Monday, my last day in St. Louis, was a day of civil disobedience with actions and arrests spread out throughout the day. I attended the first action where we gathered at Christ Church in downtown St. Louis and sang hymns together. We received instructions on how the action would go, as many planned to be arrested. The room was filled mostly with clergy and people of faith from all over the city.
This was a day we would be praying with our feet, demanding that the Department of Justice do its job and hold the police accountable for the violence they’ve been consistently inflicting on their residents, including the man who had been shot the night before.
When we arrived at the DOJ, there was a steel fence surrounding the entrance and several police officers. We prayed together, and a local rabbi anointed the ground on which we stood and anointed all the participants. Several community members shared their words and songs with us. One leader announced, “we’ve come to demand we be treated like the children of the creator, each one equal.”
After much prayer and excitement shared among the several hundred of us, fifty six participants surmounted the fence and gathered together, arm in arm, preparing for arrest. The rest of us gathered around and sang songs of support. Soon, about seventy five more police officers arrived to conduct arrests, and we continued to hold them in the light.
After that action wrapped up, there was a march to the next action, where people shut down a local highway. I wasn’t able to attend that one because I headed to the airport, but several more people were arrested.

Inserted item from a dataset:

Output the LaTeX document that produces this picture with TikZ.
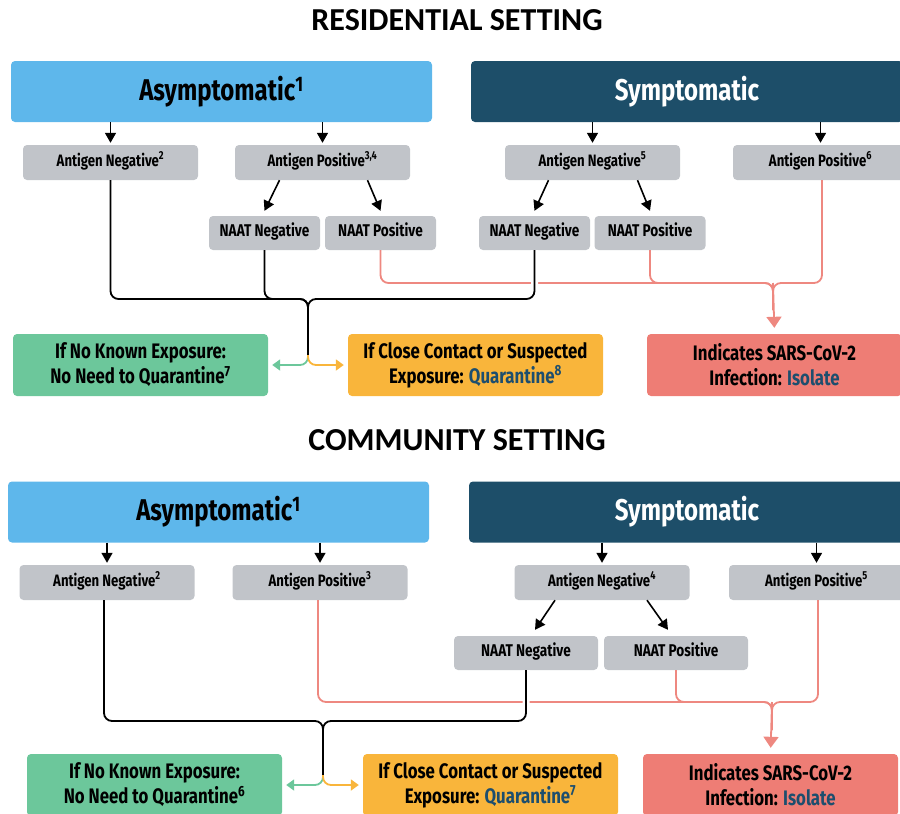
\documentclass[tikz,border=0pt]{standalone}
\usepackage{fontspec}
\newfontfamily\condf[FakeStretch=0.8]{Fira Sans}
\newfontfamily\titlef{Carlito}
\usetikzlibrary{arrows.meta}

\definecolor{asymblue}{HTML}{5EB7EB}
\definecolor{symblue}{HTML}{1D4E69}
\definecolor{testgray}{HTML}{C1C4C9}
\definecolor{nogreen}{HTML}{6CC79B}
\definecolor{qorange}{HTML}{F9B53B}
\definecolor{isored}{HTML}{EE7D75}
\definecolor{redline}{HTML}{EE8880}
\definecolor{linkblue}{HTML}{1D4E6E}

\tikzset{
	title/.style={font=\titlef\bfseries\fontsize{32}{36}\selectfont},
	head/.style={rounded corners=4pt,minimum height=61pt,inner sep=0pt,font=\condf\bfseries\fontsize{30}{34}\selectfont},
	asym/.style={head,fill=asymblue},
	sym/.style={head,fill=symblue,text=white},
	antigen/.style={rounded corners=4pt,fill=testgray,minimum width=175pt,minimum height=35pt,inner sep=0pt,text height=0.7em,text depth=0pt,font=\condf\bfseries\fontsize{16.5}{18}\selectfont},
	naat/.style={rounded corners=4pt,fill=testgray,minimum height=34pt,inner sep=0pt,text height=0.7em,text depth=0pt,font=\condf\bfseries\fontsize{17}{20}\selectfont},
	outcome/.style={rounded corners=4pt,minimum width=255pt,minimum height=62pt,inner sep=0pt,align=center,font=\condf\bfseries\fontsize{21}{25}\selectfont},
	blk/.style={-{Triangle[length=10pt,width=11pt]},line width=1.6pt},
	blkline/.style={line width=1.8pt,rounded corners=8pt},
	redpath/.style={line width=1.8pt,rounded corners=8pt,draw=redline},
	redarrow/.style={-{Triangle[length=11pt,width=15pt]},line width=1.8pt,draw=redline,shorten >=6pt},
	grnarrow/.style={-{Triangle[length=8pt,width=11pt]},line width=1.8pt,draw=nogreen,rounded corners=8pt,shorten >=4pt},
	orgarrow/.style={-{Triangle[length=8pt,width=11pt]},line width=1.8pt,draw=qorange,rounded corners=8pt,shorten >=4pt},
}

\begin{document}
\begin{tikzpicture}[x=1pt,y=-1pt]
	\useasboundingbox (0,0) rectangle (900,814);

	%titles
	\node[title] (resT) at (457,20)  {RESIDENTIAL SETTING};
	\node[title] (comT) at (457,440) {COMMUNITY SETTING};

	%residential boxes
	\node[asym,minimum width=421pt] (asymA) at (221.5,91.5) {Asymptomatic\textsuperscript{1}};
	\node[sym,minimum width=432pt]  (symA)  at (687,91.5)   {Symptomatic};
	\node[antigen] (negA)  at (110.5,162.5) {Antigen Negative\textsuperscript{2}};
	\node[antigen] (posA)  at (322.5,162.5) {Antigen Positive\textsuperscript{3,4}};
	\node[antigen] (negS)  at (592.5,162.5) {Antigen Negative\textsuperscript{5}};
	\node[antigen] (posS)  at (820.5,162.5) {Antigen Positive\textsuperscript{6}};
	\node[naat,minimum width=111pt] (naatNegA) at (264.5,233) {NAAT Negative};
	\node[naat,minimum width=111pt] (naatPosA) at (380.5,233) {NAAT Positive};
	\node[naat,minimum width=111pt] (naatNegS) at (534.5,233) {NAAT Negative};
	\node[naat,minimum width=111pt] (naatPosS) at (650,233)   {NAAT Positive};
	\node[outcome,fill=nogreen] (noqA)  at (140.5,365) {If No Known Exposure:\\No Need to Quarantine\textsuperscript{7}};
	\node[outcome,fill=qorange] (quarA) at (475.5,365) {If Close Contact or Suspected\\Exposure: \textcolor{linkblue}{Quarantine\textsuperscript{8}}};
	\node[outcome,fill=isored]  (isoA)  at (774.5,365) {Indicates SARS-CoV-2\\Infection: \textcolor{linkblue}{Isolate}};

	%residential arrows
	\draw[blk,shorten >=2pt] (asymA.south -| negA.north) -- (negA.north);
	\draw[blk,shorten >=2pt] (asymA.south -| posA.north) -- (posA.north);
	\draw[blk,shorten >=2pt] (symA.south -| negS.north)  -- (negS.north);
	\draw[blk,shorten >=2pt] (symA.south -| posS.north)  -- (posS.north);
	\draw[blk] ([xshift=-43pt]posA.south) -- ([yshift=5pt]naatNegA.north);	%pos--NAAT neg
	\draw[blk] ([xshift=45pt]posA.south)  -- ([yshift=5pt]naatPosA.north);	%pos--NAAT pos
	\draw[blk] ([xshift=-44pt]negS.south) -- ([yshift=5pt]naatNegS.north);
	\draw[blk] ([xshift=45pt]negS.south)  -- ([yshift=5pt]naatPosS.north);

	%residential connectors
	\coordinate (rA)  at (773,283);
	\coordinate (rAe) at (773,310);
	\coordinate (jA)  at (308,299);
	\coordinate (jAs) at (308,355);
	\draw[redpath] (naatPosA.south) |- (rA) -- (rAe);
	\draw[redpath] (naatPosS.south) |- (rA) -- (rAe);
	\draw[redpath] (posS.south -| 822,0) |- (rA) -- (rAe);
	\draw[redarrow] (rA) -- (isoA.north);
	\draw[blkline,preaction={draw=white,line width=7pt}] (naatNegS.south) |- (jA) -- (jAs);
	\draw[blkline] (negA.south) |- (jA) -- (jAs);
	\draw[blkline] (naatNegA.south) |- (jA) -- (jAs);
	\draw[grnarrow] (jAs) |- (noqA.east);
	\draw[orgarrow] (jAs) |- (quarA.west);

	%community boxes
	\node[asym,minimum width=421pt] (asymB) at (218.5,512) {Asymptomatic\textsuperscript{1}};
	\node[sym,minimum width=436pt]  (symB)  at (687,512)   {Symptomatic};
	\node[antigen] (negB)  at (107,582.5)   {Antigen Negative\textsuperscript{2}};
	\node[antigen] (posB)  at (320,582.5)   {Antigen Positive\textsuperscript{3}};
	\node[antigen] (negSB) at (602,582.5)   {Antigen Negative\textsuperscript{4}};
	\node[antigen] (posSB) at (816.5,582.5) {Antigen Positive\textsuperscript{5}};
	\node[naat,minimum width=144pt] (naatNegB) at (526,653) {NAAT Negative};
	\node[naat,minimum width=144pt] (naatPosB) at (676,653) {NAAT Positive};
	\node[outcome,fill=nogreen] (noqB)  at (154.5,785) {If No Known Exposure:\\No Need to Quarantine\textsuperscript{6}};
	\node[outcome,fill=qorange] (quarB) at (490.5,785) {If Close Contact or Suspected\\Exposure: \textcolor{linkblue}{Quarantine\textsuperscript{7}}};
	\node[outcome,fill=isored]  (isoB)  at (770.5,785) {Indicates SARS-CoV-2\\Infection: \textcolor{linkblue}{Isolate}};

	%community arrows
	\draw[blk,shorten >=2pt] (asymB.south -| negB.north)  -- (negB.north);
	\draw[blk,shorten >=2pt] (asymB.south -| posB.north)  -- (posB.north);
	\draw[blk,shorten >=2pt] (symB.south -| negSB.north)  -- (negSB.north);
	\draw[blk,shorten >=2pt] (symB.south -| posSB.north)  -- (posSB.north);
	\draw[blk] ([xshift=-47pt]negSB.south) -- ([xshift=9pt,yshift=6pt]naatNegB.north);
	\draw[blk] ([xshift=45pt]negSB.south)  -- ([xshift=-8pt,yshift=6pt]naatPosB.north);

	%community connectors
	\coordinate (rB)  at (772,702);
	\coordinate (rBe) at (772,730);
	\coordinate (jB)  at (323,721);
	\coordinate (jBs) at (323,775);
	\draw[redpath] (posB.south -| 318,0) |- (rB) -- (rBe);
	\draw[redpath] (naatPosB.south) |- (rB) -- (rBe);
	\draw[redpath] (posSB.south -| 818,0) |- (rB) -- (rBe);
	\draw[redarrow] (rB) -- (isoB.north);
	\draw[blkline,preaction={draw=white,line width=7pt}] (naatNegB.south) |- (jB) -- (jBs);
	\draw[blkline] (negB.south -| 104,0) |- (jB) -- (jBs);
	\draw[grnarrow] (jBs) |- (noqB.east);
	\draw[orgarrow] (jBs) |- (quarB.west);
\end{tikzpicture}
\end{document}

I’m a pretty strong introvert, I expected to be utterly drained and exhausted by the time I got back. But I wasn’t. The energy, the joy, the community that I was blessed to bear witness to filled me all the way up. I am still overflowing. I am excited to continue the conversations here and Philly and take wisdom from the people of Ferguson on how to center lived experience of the people right in our community, build deep relationships, and live in both the joy and sorrow that comes from living and resisting in a world where not all life matters.